For World Cup victory is what Sir Alf Ramsey both promised and, more pertinently, achieved. England's 1966 success, fulfilling Ramsey's pledge of 1962-63, represents English football's gold standard. Not one of his successors - and Kevin Keegan, not including caretakers, is the seventh - has matched it. Bobby Robson, in 1990, reached the semi-final; Ron Greenwood made the quarter-finals eight years earlier. Glenn Hoddle, last year, managed the second round, while Don Revie and Graham Taylor did not even qualify. The other manager, Terry Venables, did not contest a World Cup but in 1996, in a European Championship hosted by England, guided the team to a semi-final. Expectations had declined enough by then for this to be regarded as relatively successful, but many people still felt that England should have won the competition.
This level of expectation stems partly from England's historical role in the development of the game but primarily from "1966 and all that". This success, which followed four World Cup failures under Walter Winterbottom, restored England's faith in its footballers' natural pre-eminence just as it was being dissipated. That peak, however, has steadily declined since with the failure of successive managers to repeat it but, as Hoddle found in the summer, is always bubbling beneath the surface.
Ramsey's critics will argue that it is because of 1966 that England have subsequently failed to win the World Cup. It is claimed that his reliance on 4-3-3 and later 4-4-2, a formation so English it gave birth to a magazine title, had hamstrung successive England teams.

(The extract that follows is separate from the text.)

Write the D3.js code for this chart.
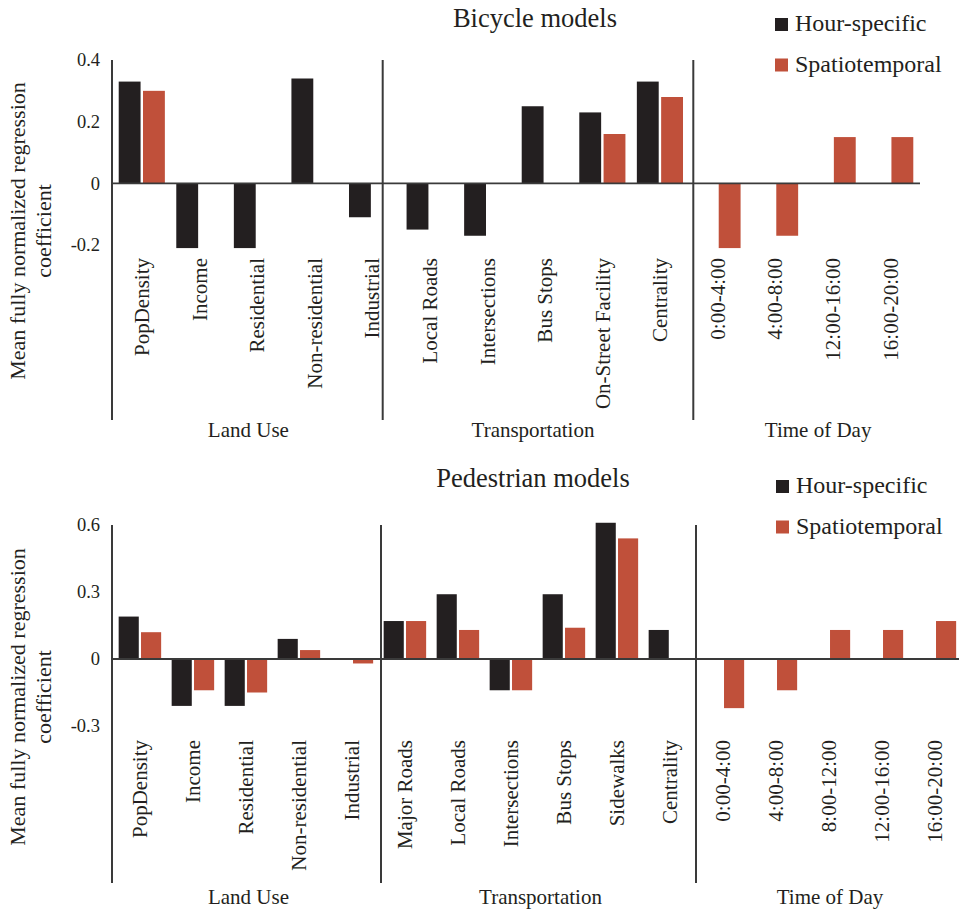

Yet France won the World Cup last year playing 4-4-2; Brazil did the same in 1990. The formation has not been the problem so much as the availability of players to the manager of the time. In this respect, '66 may be responsible for having introduced a sense of complacency at the upper levels of the English game which delayed the reforms Winterbottom and, later, Allan Wade, a successor as head of coaching, wanted.
Ramsey's formation was perfectly logical at the time. He tried wingers, using John Connelly and Terry Paine early on in the World Cup campaign. When the team failed to function adequately with them he settled for a midfield in which Alan Ball and Martin Peters, midfielders rather than wingers, filled the flanks. It was, as the result suggested, the best use of the players available.
While many England managers have struggled to live up to his legacy all have benefited from his strength of character. When Ramsey took over he insisted that he, and he alone, would be responsible for team selection. Winterbottom originally simply coached a team selected by others and never quite shook off outside influence. Ramsey refused to countenance interference, even threatening to resign during the 1966 World Cup when it was hinted that he should drop Nobby Stiles following a bad foul by the player in a match against France.
National cricket managers still have to deal with a selection committee, while national rugby coaches only gained independence a decade ago.
While English football managers do have to deal with a number of factors outside their control, notably relating to the power of the clubs, they are essentially masters of their own destiny. This is Ramsey's legacy to Keegan but, unfortunately for the current England coach, so is the belief that he should deliver the World Cup just as Ramsey did 23 years ago.